Here is an argument that doesn't use the pumping lemma in a conventional way. Instead it draws on a simpler version of the ideas surrounding Parikh's theorem. Here's a lemma:

Let $L$ be a regular language and let $S = \{ |w| : w \in L\}$ be the set of possible lengths of words belonging to $L$. Then there exists positive integers $m$, $n$ and a (possibly empty) set $A$ of residues modulo $n$ such that, for all $a > m$, $a \in S$ iff the remainder of $a$ modulo $n$ belongs to $A$.

To see this, note that we can replace every letter in the alphabet with '$a$' without affecting the word lengths, so it suffices to look at an arbitrary DFA for a language over the singleton alphabet $\{a\}$. Then every state has exactly one out-arrow, so (assuming the DFA has the minimal number of states) it consists of a directed path that leads into a cycle (this will be familiar to anyone who's studied Pollard's $\rho$-algorithm or Floyd's algorithm for cycle detection).

The parameter $m$ may be taken as the length of the initial path segment, and $n$ as the cycle length. The set $A$ is naturally determined by which states in the cycle are accepting states.

Aside: In fact this even holds more generally for context-free languages (it's a standard exercise to show that any CFL on a singleton alphabet is also regular).

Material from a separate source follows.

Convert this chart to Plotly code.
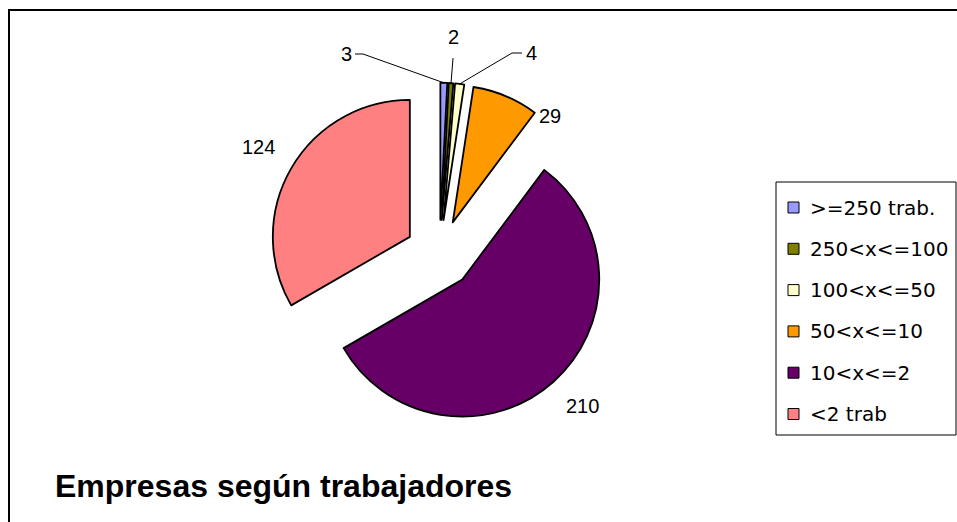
import math
import plotly.graph_objects as go

# ---- data ----
categories = [">=250 trab.", "250<x<=100", "100<x<=50", "50<x<=10", "10<x<=2", "<2 trab"]
values = [3, 2, 4, 29, 210, 124]
colors = ["#9999FF", "#808000", "#FFFFCC", "#FF9900", "#660066", "#FF8080"]
title_text = "Empresas según trabajadores"

# ---- layout constants (pixels) ----
W, H = 957, 522
cx, cy = 439.5, 254.0       # pie centre
r = 137.0                   # pie radius
pull = 0.25                 # explode fraction
R = r * (1 + pull)

# label positions (text centres) and leader-line anchor points
label_pos = [(346, 54), (453, 37), (531, 53), (550, 116), (582, 406), (258, 147)]
leader = {0: [(355, 54), (363, 54)], 1: [(453, 58)], 2: [(522, 53), (512, 53)]}

fig = go.Figure()
fig.add_trace(go.Pie(
    labels=categories, values=values, sort=False, direction="clockwise", rotation=0,
    marker=dict(colors=colors, line=dict(color="#000000", width=1.8)),
    pull=[pull] * len(values), textinfo="none", hoverinfo="label+value",
    showlegend=False,
    domain=dict(x=[(cx - R) / W, (cx + R) / W], y=[1 - (cy + R) / H, 1 - (cy - R) / H]),
))

shapes = []
annotations = []

# outer frame
shapes.append(dict(type="rect", xref="x", yref="y", x0=9, y0=10, x1=1100, y1=700,
                   line=dict(color="#000000", width=2), fillcolor="rgba(0,0,0,0)"))

# value labels + leader lines
total = sum(values)
cum = 0
for i, v in enumerate(values):
    mid = (cum + v / 2) / total * 2 * math.pi
    cum += v
    lx, ly = label_pos[i]
    annotations.append(dict(x=lx, y=ly, xref="x", yref="y", text=str(v), showarrow=False,
                            xanchor="center", yanchor="middle",
                            font=dict(family="Liberation Sans, Arial", size=20, color="#000000")))
    if i in leader:
        px = cx + (r * pull + r) * math.sin(mid)
        py = cy - (r * pull + r) * math.cos(mid)
        pts = leader[i] + [(px, py)]
        path = "M " + " L ".join(f"{x},{y}" for x, y in pts)
        shapes.append(dict(type="path", xref="x", yref="y", path=path,
                           line=dict(color="#000000", width=1)))

# manual legend
leg_x0, leg_y0, leg_x1, leg_y1 = 776, 182, 956, 435
shapes.append(dict(type="rect", xref="x", yref="y", x0=leg_x0, y0=leg_y0, x1=leg_x1, y1=leg_y1,
                   line=dict(color="#000000", width=1), fillcolor="#FFFFFF", layer="below"))
first_y, step = 207.5, 41.3
for i, (name, col) in enumerate(zip(categories, colors)):
    yc = first_y + i * step
    shapes.append(dict(type="rect", xref="x", yref="y", x0=788, x1=799, y0=yc - 5.5, y1=yc + 5.5,
                       line=dict(color="#000000", width=1), fillcolor=col))
    annotations.append(dict(x=808, y=yc, xref="x", yref="y", text=name, showarrow=False,
                            xanchor="left", yanchor="middle",
                            font=dict(family="DejaVu Sans", size=20, color="#000000")))

# title
annotations.append(dict(x=53, y=486, xref="x", yref="y", text="<b>" + title_text + "</b>",
                        showarrow=False, xanchor="left", yanchor="middle",
                        font=dict(family="Liberation Sans, Arial", size=32, color="#000000")))

fig.update_layout(
    width=W, height=H, margin=dict(l=0, r=0, t=0, b=0),
    paper_bgcolor="#FFFFFF", plot_bgcolor="rgba(0,0,0,0)",
    xaxis=dict(range=[0, W], visible=False, fixedrange=True),
    yaxis=dict(range=[H, 0], visible=False, fixedrange=True),
    shapes=shapes, annotations=annotations, showlegend=False,
)

fig.write_html("out.html", config={"displayModeBar": False},
               post_script="document.body.style.margin='0';document.body.style.overflow='hidden';")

From the lemma, we can see that $S$ always has a natural density $\lim_{N\to \infty} \frac1N | S \cap [1,N] |$, in fact it is equal to $|A|/n$. In other words, there is a rational number $q$ such that the asymptotic proportion of integers belonging to $S$ is $q$.

Punchline: Now with all that machinery aside (which is not specific to this problem), we have a very easy way to see that $\{4^n - 1\}$ is not regular in base $3$ (sorry, just realized I had to adjust the example slightly). That's because the length of $4^n - 1$ in base $3$ is asymptotically $n (\log 4) / (\log 3)$, so the set of lengths will have natural density equal to $(\log 4) / (\log 3)$. This number is irrational (by unique factorization), which contradicts the above observation. It took a lot of effort to get this far but the final conclusion is very light on calculation and makes for a pretty simple "big picture" summary.